According to a disclosure form filed in April 2021, Karlan earned a staggering $1.19 million for her work at Stanford over a 15-month period between 2020 and the first three months of 2021.
“I am responsible for the Department of Justice for the duration of my government service (which ends in September 2022). I’ll be paid my normal salary minus my summer stipend,” Karlan said in a mandatory disclosure form reported by Reuters last year. Karlan also served on Facebook’s Content Moderation Oversight Board from April 2020 to January 2021 before moving to the Department of Justice.
The new documents said the Justice Department would wire Stanford $183,100 a year — a nod to upper-level federal wages, though Stanford continued to pay Karlan much more.

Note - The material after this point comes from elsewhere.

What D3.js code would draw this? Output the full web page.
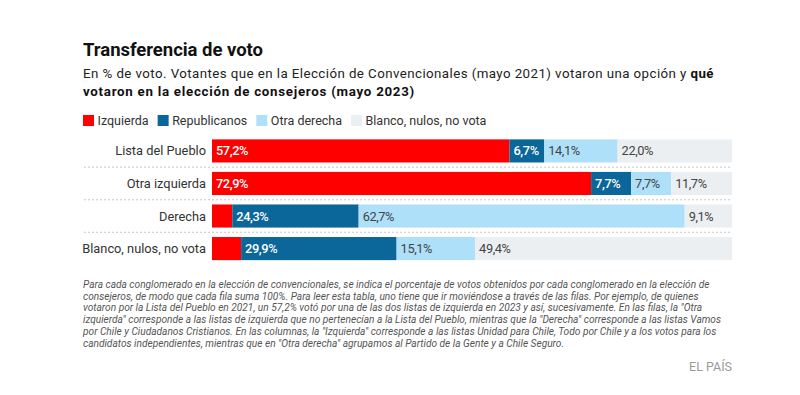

Karlan was loathed by Trump supporters for her testimony during Trump’s first impeachment for pressuring Ukraine to investigate the Biden family in connection with Hunter Biden’s reported $1 million-a-year job on the board of Ukrainian gas company Burisma , while his father served as Vice President of the Obama administration, overseeing Ukraine policy.
In a widely shared exchange, Karlan testified, “The Constitution says there can be no titles of peerage, so while the President can name his son Barron, he cannot make him a Baron.”
Karlan was working in the Civil Rights Division as she prepared a lawsuit against an Arizona law filed last week after she left that requires proof of citizenship to vote in some federal elections. The department issued a memo to attorneys general in March to “[remind] them from constitutional and federal legal provisions that protect transgender youth from discrimination, even when those youth seek gender-affirming care,” a press release said.
Karlan declined to comment on her departure, referring questions to the Justice Department.